Intervention de Alain Richard

Commission des lois constitutionnelles, de législation, du suffrage universel, du Règlement et d'administration générale — Réunion du 10 juin 2020 à 9h50
Projet de loi organique portant report des élections sénatoriales et des élections législatives partielles — Examen du rapport et du texte de la commission

Photo de Alain RichardAlain Richard :

Faire voter à nouveau le même collège de grands électeurs ne pose pas, me semble-t-il, de problème constitutionnel. Selon le Conseil constitutionnel, il ne faut pas que la majorité du collège qui élit le Sénat soit composé d'élus dont le mandat est prolongé. Le Conseil constitutionnel n'a pas prévu l'option d'appliquer cette solution uniquement au collège qui élit les six sénateurs représentant les Français de l'étranger.

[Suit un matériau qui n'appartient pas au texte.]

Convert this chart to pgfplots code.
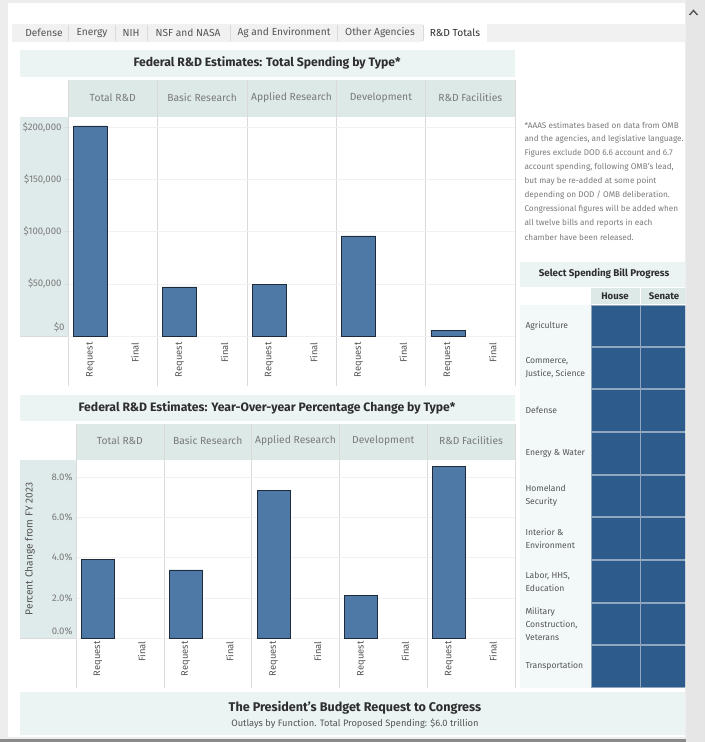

Par ailleurs, c'est le seul collège sénatorial qui vote dans les deux séries - sur les douze sénateurs représentant les Français établis hors de France, six sont élus dans la première série et six dans la seconde série - et il n'y a pas de changement du corps électoral entre les deux séries, sauf intervention de la loi. On pourrait s'opposer si un collège sénatorial n'avait aucune possibilité d'élire des sénateurs.

La solution qui nous est proposée par le Gouvernement est une possibilité, avec l'inconvénient que j'ai mentionné. Le Conseil constitutionnel la validera ou non.

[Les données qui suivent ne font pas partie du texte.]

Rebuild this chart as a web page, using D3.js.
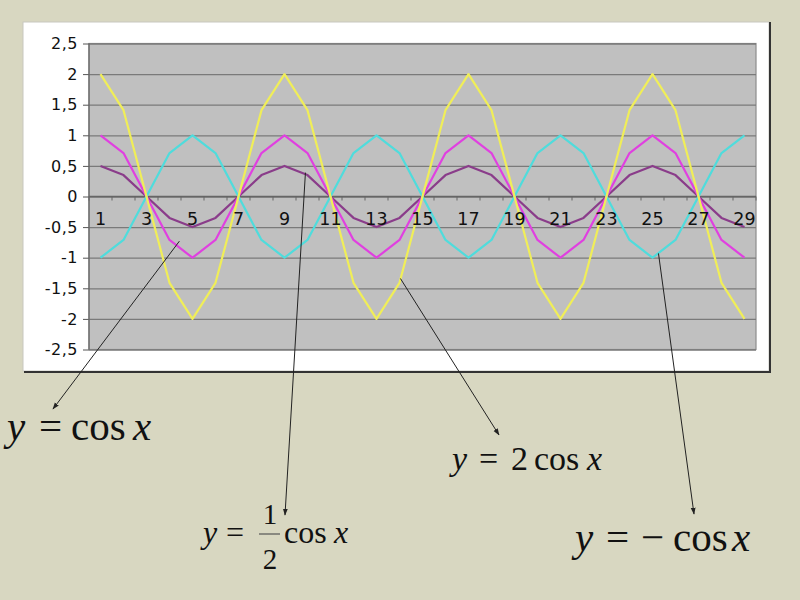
<!DOCTYPE html>
<html><head><meta charset="utf-8">
<script src="https://cdn.jsdelivr.net/npm/d3@7"></script>
<style>body{margin:0;background:#d8d7c1;} svg{display:block}</style>
</head><body>
<svg id="c" width="800" height="600"></svg>
<script>
// ---- data ----
const categories = [1,2,3,4,5,6,7,8,9,10,11,12,13,14,15,16,17,18,19,20,21,22,23,24,25,26,27,28,29];
const seriesCos     = [1,0.71,0,-0.71,-1,-0.71,0,0.71, 1,0.71,0,-0.71,-1,-0.71,0,0.71, 1,0.71,0,-0.71,-1,-0.71,0,0.71, 1,0.71,0,-0.71,-1];
const seriesHalfCos = [0.5,0.35,0,-0.35,-0.5,-0.35,0,0.35, 0.5,0.35,0,-0.35,-0.5,-0.35,0,0.35, 0.5,0.35,0,-0.35,-0.5,-0.35,0,0.35, 0.5,0.35,0,-0.35,-0.5];
const seriesTwoCos  = [2,1.41,0,-1.41,-2,-1.41,0,1.41, 2,1.41,0,-1.41,-2,-1.41,0,1.41, 2,1.41,0,-1.41,-2,-1.41,0,1.41, 2,1.41,0,-1.41,-2];
const seriesNegCos  = [-1,-0.71,0,0.71,1,0.71,0,-0.71, -1,-0.71,0,0.71,1,0.71,0,-0.71, -1,-0.71,0,0.71,1,0.71,0,-0.71, -1,-0.71,0,0.71,1];
const yTicks = [-2.5,-2,-1.5,-1,-0.5,0,0.5,1,1.5,2,2.5];
const xLabels = [1,3,5,7,9,11,13,15,17,19,21,23,25,27,29];

const series = [
  {name:"halfcos", values: seriesHalfCos, color:"#8a3c8a"},
  {name:"cos",     values: seriesCos,     color:"#e040e0"},
  {name:"negcos",  values: seriesNegCos,  color:"#4fdcdc"},
  {name:"twocos",  values: seriesTwoCos,  color:"#f0ee58"}
];

const svg = d3.select("#c");

// chart frame
svg.append("rect").attr("x",23).attr("y",22).attr("width",746).attr("height",349)
  .attr("fill","#fff").attr("stroke","#c8c8c0").attr("stroke-width",1);
svg.append("line").attr("x1",770).attr("x2",770).attr("y1",22).attr("y2",373).attr("stroke","#333").attr("stroke-width",2);
svg.append("line").attr("x1",24).attr("x2",771).attr("y1",372).attr("y2",372).attr("stroke","#333").attr("stroke-width",2);

const L=89, R=756, T=43.5, B=349.5;
const x = d3.scaleBand().domain(categories).range([L,R]);
const xc = c => x(c) + x.bandwidth()/2;
const y = d3.scaleLinear().domain([-2.5,2.5]).range([B,T]);

// plot area
svg.append("rect").attr("x",L).attr("y",T).attr("width",R-L).attr("height",B-T)
  .attr("fill","#c0c0c0").attr("stroke","#8c8c8c").attr("stroke-width",1.2);

// y axis with gridlines
const yAxis = d3.axisLeft(y).tickValues(yTicks).tickSize(-(R-L)).tickPadding(11)
  .tickFormat(d => String(d).replace(".",","));
const gy = svg.append("g").attr("transform",`translate(${L},0)`).call(yAxis);
gy.select(".domain").remove();
gy.selectAll(".tick line").attr("stroke","#7a7a7a").attr("stroke-width",1.3);
gy.selectAll(".tick").append("line").attr("x1",-6).attr("x2",0).attr("stroke","#555");
gy.selectAll(".tick text").style("font-family","DejaVu Sans").style("font-size","16px")
  .attr("letter-spacing","0.5px").attr("fill","#111");
svg.append("line").attr("x1",L).attr("x2",L).attr("y1",T).attr("y2",B).attr("stroke","#666").attr("stroke-width",1.2);

// x axis at zero
const y0 = y(0);
svg.append("line").attr("x1",L).attr("x2",R).attr("y1",y0).attr("y2",y0).attr("stroke","#666").attr("stroke-width",1.3);
svg.append("g").selectAll("line").data(categories.concat(["end"])).join("line")
  .attr("x1",d => d==="end" ? R : x(d)).attr("x2",d => d==="end" ? R : x(d))
  .attr("y1",y0).attr("y2",y0+4).attr("stroke","#666");

// lines
const line = d3.line().x((d,i) => xc(categories[i])).y(d => y(d));
svg.append("g").selectAll("path").data(series).join("path")
  .attr("d", s => line(s.values)).attr("fill","none")
  .attr("stroke", s => s.color).attr("stroke-width",2.2).attr("stroke-linejoin","round");

// x labels on top of lines
const xAxis = d3.axisBottom(x).tickValues(xLabels).tickSize(0).tickPadding(16);
const gx = svg.append("g").attr("transform",`translate(0,${y0})`).call(xAxis);
gx.select(".domain").remove();
gx.selectAll(".tick text").style("font-family","DejaVu Sans").style("font-size","17.5px").attr("fill","#111");

// annotation arrows (start anchored to data coords, end at formula)
const xcf = c => xc(1) + (c-1)*(xc(2)-xc(1));
const arrows = [
  {c:4.43, v:-0.73, ex:53, ey:409},
  {c:9.91, v:0.39, ex:285, ey:515},
  {c:14.04, v:-1.34, ex:499, ey:435},
  {c:25.26, v:-0.93, ex:694, ey:514}
];
const defs = svg.append("defs");
defs.append("marker").attr("id","ah").attr("viewBox","0 0 10 10").attr("refX",9).attr("refY",5)
  .attr("markerWidth",7).attr("markerHeight",7).attr("orient","auto")
  .append("path").attr("d","M0,1.5 L10,5 L0,8.5 Z").attr("fill","#222");
svg.append("g").selectAll("line").data(arrows).join("line")
  .attr("x1",d => xcf(d.c)).attr("y1",d => y(d.v)).attr("x2",d => d.ex).attr("y2",d => d.ey)
  .attr("stroke","#222").attr("stroke-width",1).attr("marker-end","url(#ah)");

// formulas
function piece(t, px, py, size, italic){
  svg.append("text").attr("x",px).attr("y",py).attr("font-family","Liberation Serif")
    .attr("font-size",size).attr("font-style",italic?"italic":"normal").attr("fill","#111").text(t);
}
// y = cos x
piece("y",7,440,41,true); piece("=",39,440,41,false); piece("cos",71,440,41,false); piece("x",133,440,41,true);
// y = 1/2 cos x
piece("y",203,543,32,true); piece("=",226,543,32,false);
svg.append("line").attr("x1",259).attr("x2",280).attr("y1",534).attr("y2",534).attr("stroke","#555").attr("stroke-width",1.2);
svg.append("text").attr("x",270).attr("y",524).attr("text-anchor","middle").attr("font-family","Liberation Serif").attr("font-size",29).attr("fill","#111").text("1");
svg.append("text").attr("x",270).attr("y",569).attr("text-anchor","middle").attr("font-family","Liberation Serif").attr("font-size",29).attr("fill","#111").text("2");
piece("cos",284,543,32,false); piece("x",334,543,32,true);
// y = 2 cos x
piece("y",452,470,34,true); piece("=",479,470,34,false); piece("2",511,470,34,false); piece("cos",534,470,34,false); piece("x",587,470,34,true);
// y = -cos x
piece("y",575,551,41,true); piece("=",606,551,41,false); piece("\u2212",641,551,41,false); piece("cos",673,551,41,false); piece("x",732,551,41,true);
</script>
</body></html>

Elle introduit toutefois une nouvelle distinction : lorsque les élections sénatoriales auront lieu le 27 septembre 2020 pour 172 sénateurs sur 178, le renouvellement sera censé être complet, et ce aux termes du dernier alinéa de l'amendement du Gouvernement. L'installation des instances du Sénat pour trois ans aura lieu sans la présence des 6 collègues représentant les Français de l'étranger, qui seront élus plus tard. Cette question nouvelle va demander une interprétation constitutionnelle, qui, de mon point de vue, n'est pas totalement certaine. Même si nous demandions avis au Conseil d'État, in fine, s'agissant d'une question radicalement nouvelle, il reviendra au Conseil constitutionnel et à lui seul de se prononcer. Le Conseil d'État, placé dans cette situation, est toujours assez mal à l'aise : il ne peut pas dire par avance ce que décidera le Conseil constitutionnel. Pour avoir assisté à deux ou trois reprises à la situation inverse, le Conseil d'État, qui avait donné la quasi-assurance de constitutionnalité d'une disposition, s'est trouvé démenti par la décision ultérieure du Conseil constitutionnel, ce qui est peu satisfaisant pour l'équilibre des institutions. Je mets donc en garde contre les effets qu'entraînerait l'adoption de cette solution proposée par le Gouvernement.